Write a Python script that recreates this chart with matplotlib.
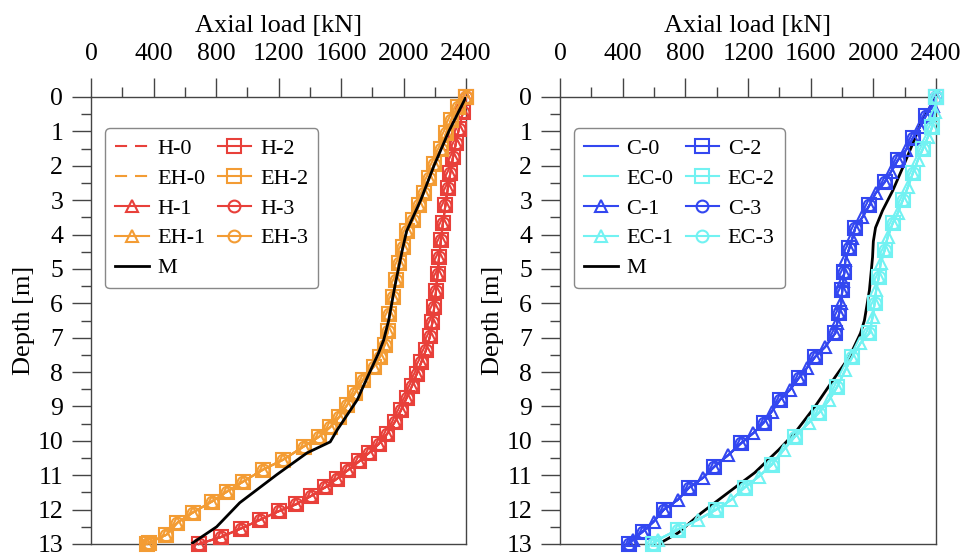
import matplotlib
matplotlib.use("Agg")
import matplotlib.pyplot as plt

plt.rcParams['font.family'] = ['Liberation Serif', 'DejaVu Serif']
plt.rcParams['mathtext.fontset'] = 'stix'

# ---------------- data ----------------
# Left panel: H / EH series (H-0..H-3 share one curve, EH-0..EH-3 share one curve)
H_depth = [0.0, 0.45, 0.92, 1.35, 1.75, 2.2, 2.65, 3.15, 3.65, 4.15, 4.65, 5.15, 5.65,
           6.1, 6.55, 6.95, 7.35, 7.7, 8.05, 8.4, 8.75, 9.1, 9.45, 9.8, 10.1, 10.35,
           10.6, 10.85, 11.1, 11.35, 11.6, 11.85, 12.05, 12.3, 12.55, 12.8, 13.0]
H_load = [2400, 2380, 2355, 2335, 2317, 2300, 2284, 2268, 2253, 2240, 2228, 2218, 2208,
          2197, 2185, 2170, 2145, 2115, 2085, 2055, 2020, 1985, 1945, 1895, 1840, 1780,
          1715, 1645, 1575, 1500, 1410, 1310, 1200, 1080, 960, 830, 690]

EH_depth = [0.0, 0.3, 0.68, 1.06, 1.5, 1.94, 2.37, 2.78, 3.15, 3.58, 3.9, 4.37, 4.84,
            5.33, 5.82, 6.3, 6.8, 7.2, 7.55, 7.85, 8.23, 8.6, 8.95, 9.3, 9.6, 9.88,
            10.17, 10.55, 10.84, 11.19, 11.48, 11.77, 12.09, 12.38, 12.73, 12.96, 13.0]
EH_load = [2400, 2348, 2304, 2272, 2240, 2196, 2163, 2130, 2098, 2059, 2020, 1995, 1970,
           1950, 1930, 1910, 1900, 1880, 1850, 1808, 1740, 1690, 1640, 1590, 1531, 1460,
           1360, 1229, 1100, 972, 869, 772, 650, 553, 483, 373, 360]

M_left_depth = [0.0, 1.0, 2.0, 3.0, 3.9, 4.5, 5.5, 6.5, 7.07, 7.45, 8.14, 8.8, 9.68,
                10.03, 10.35, 10.98, 11.8, 12.5, 12.97]
M_left_load = [2400, 2290, 2195, 2110, 2020, 1990, 1945, 1905, 1873, 1840, 1770, 1705, 1576,
               1531, 1383, 1190, 952, 804, 650]

# Right panel: C / EC series
C_depth = [0.0, 0.25, 0.54, 0.88, 1.2, 1.55, 1.84, 2.19, 2.48, 2.8, 3.15, 3.5, 3.8, 4.11,
           4.4, 4.75, 5.09, 5.35, 5.6, 6.0, 6.29, 6.58, 6.87, 7.27, 7.56, 7.88, 8.17, 8.52,
           8.81, 9.15, 9.47, 9.77, 10.06, 10.41, 10.75, 11.07, 11.36, 11.71, 12.0, 12.35,
           12.64, 12.88, 13.0]
C_load = [2400, 2380, 2336, 2297, 2252, 2207, 2156, 2111, 2072, 2014, 1975, 1930, 1885, 1866,
          1847, 1821, 1815, 1808, 1802, 1795, 1782, 1769, 1757, 1692, 1628, 1576, 1525, 1467,
          1403, 1351, 1300, 1235, 1158, 1075, 985, 914, 824, 753, 663, 598,
          528, 463, 440]

EC_depth = [0.0, 0.45, 0.88, 1.17, 1.5, 1.84, 2.22, 2.63, 3.0, 3.38, 3.67, 4.08, 4.46, 4.84,
            5.24, 5.62, 6.0, 6.4, 6.87, 7.16, 7.56, 7.94, 8.43, 8.81, 9.18, 9.47, 9.88,
            10.26, 10.7, 11.04, 11.36, 11.71, 12.0, 12.29, 12.58, 12.88, 13.0]
EC_load = [2400, 2395, 2375, 2348, 2317, 2284, 2252, 2220, 2188, 2156, 2124, 2091, 2072, 2046,
           2035, 2018, 2008, 1995, 1975, 1918, 1866, 1821, 1769, 1718, 1654, 1589, 1499,
           1428, 1351, 1268, 1178, 1094, 997, 882, 753, 624, 592]

M_right_depth = [0.0, 0.7, 1.35, 2.05, 2.72, 3.3, 3.8, 4.2, 4.66, 5.62, 6.5, 6.87, 7.56,
                 8.14, 9.0, 9.77, 10.26, 10.93, 11.5, 12.1, 12.68, 12.93, 13.0]
M_right_load = [2400, 2310, 2252, 2188, 2124, 2059, 2014, 2000, 1995, 1975, 1943, 1918, 1847,
                1757, 1628, 1499, 1396, 1242, 1075, 901, 753, 656, 640]

x_ticks = [0, 400, 800, 1200, 1600, 2000, 2400]
y_ticks = list(range(0, 14))

RED = '#E8403A'
ORANGE = '#F39C34'
BLUE = '#3347F0'
CYAN = '#72F2F2'

# ---------------- figure ----------------
fig = plt.figure(figsize=(9.6, 5.57), dpi=100)
axL = fig.add_axes([91/960, 1-544/557, 375/960, 447/557])
axR = fig.add_axes([560/960, 1-544/557, 376/960, 447/557])

LW = 1.5
MEW = 1.5


def style(ax):
    ax.set_xlim(0, 2400)
    ax.set_ylim(13, 0)
    ax.xaxis.tick_top()
    ax.xaxis.set_label_position('top')
    ax.set_xticks(x_ticks)
    ax.set_xticks([200, 600, 1000, 1400, 1800, 2200], minor=True)
    ax.set_yticks(y_ticks)
    ax.set_yticks([v + 0.5 for v in range(13)], minor=True)
    ax.tick_params(which='major', direction='out', length=14, width=1.0,
                   labelsize=18.5, color='#444444')
    ax.tick_params(which='minor', direction='out', length=7, width=1.0, color='#444444')
    ax.tick_params(axis='x', which='major', pad=9)
    ax.tick_params(axis='y', which='major', pad=6)
    ax.set_xlabel('Axial load [kN]', fontsize=19, labelpad=8)
    ax.set_ylabel('Depth [m]', fontsize=19, labelpad=2)
    for s in ax.spines.values():
        s.set_linewidth(1.0)
        s.set_color('#444444')


def group(ax, depth, load, color, names, dashed, alt):
    ls0 = (0, (5.8, 3.8)) if dashed else '-'
    ax.plot(load, depth, color=color, lw=LW, ls=ls0, label=names[0], clip_on=False, zorder=3)
    ax.plot(load, depth, color=color, lw=LW, marker='^', ms=9, mew=MEW,
            fillstyle='none', label=names[1], clip_on=False, zorder=4)
    ax.plot(load, depth, color=color, lw=LW, marker='s', ms=9.5, mew=MEW,
            fillstyle='none', label=names[2], clip_on=False, zorder=4,
            markevery=(2 if alt else 1))
    ax.plot(load, depth, color=color, lw=LW, marker='o', ms=8.5, mew=MEW,
            fillstyle='none', label=names[3], clip_on=False, zorder=4,
            markevery=(2 if alt else 1))


def legend(ax, handles_order):
    handles, labels = ax.get_legend_handles_labels()
    d = dict(zip(labels, handles))
    hs = [d[n] for n in handles_order]
    leg = ax.legend(hs, handles_order, ncol=2, loc='upper left',
                    bbox_to_anchor=(0.02, 0.945), fontsize=16, frameon=True,
                    fancybox=True, framealpha=1, edgecolor='#888888',
                    handlelength=1.5, handletextpad=0.4, columnspacing=0.55,
                    labelspacing=0.42, borderpad=0.45, borderaxespad=0.3)
    leg.get_frame().set_linewidth(1.0)


# Left panel
group(axL, H_depth, H_load, RED, ['H-0', 'H-1', 'H-2', 'H-3'], True, False)
group(axL, EH_depth, EH_load, ORANGE, ['EH-0', 'EH-1', 'EH-2', 'EH-3'], True, False)
axL.plot(M_left_load, M_left_depth, color='black', lw=2.0, label='M', zorder=5)
style(axL)
legend(axL, ['H-0', 'EH-0', 'H-1', 'EH-1', 'M', 'H-2', 'EH-2', 'H-3', 'EH-3'])

# Right panel
group(axR, C_depth, C_load, BLUE, ['C-0', 'C-1', 'C-2', 'C-3'], False, True)
group(axR, EC_depth, EC_load, CYAN, ['EC-0', 'EC-1', 'EC-2', 'EC-3'], False, True)
axR.plot(M_right_load, M_right_depth, color='black', lw=2.0, label='M', zorder=3.5)
style(axR)
legend(axR, ['C-0', 'EC-0', 'C-1', 'EC-1', 'M', 'C-2', 'EC-2', 'C-3', 'EC-3'])

fig.savefig('out.png', dpi=100)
--
Written problem - Exactly restate the lines from the beginning of the data through the line with "plt.rcParams['mathtext.fontset'] = 'stix'", and no others, keeping pictures out.

Completed exercise -
Write a Python script that recreates this chart with matplotlib.
import matplotlib
matplotlib.use("Agg")
import matplotlib.pyplot as plt

plt.rcParams['font.family'] = ['Liberation Serif', 'DejaVu Serif']
plt.rcParams['mathtext.fontset'] = 'stix'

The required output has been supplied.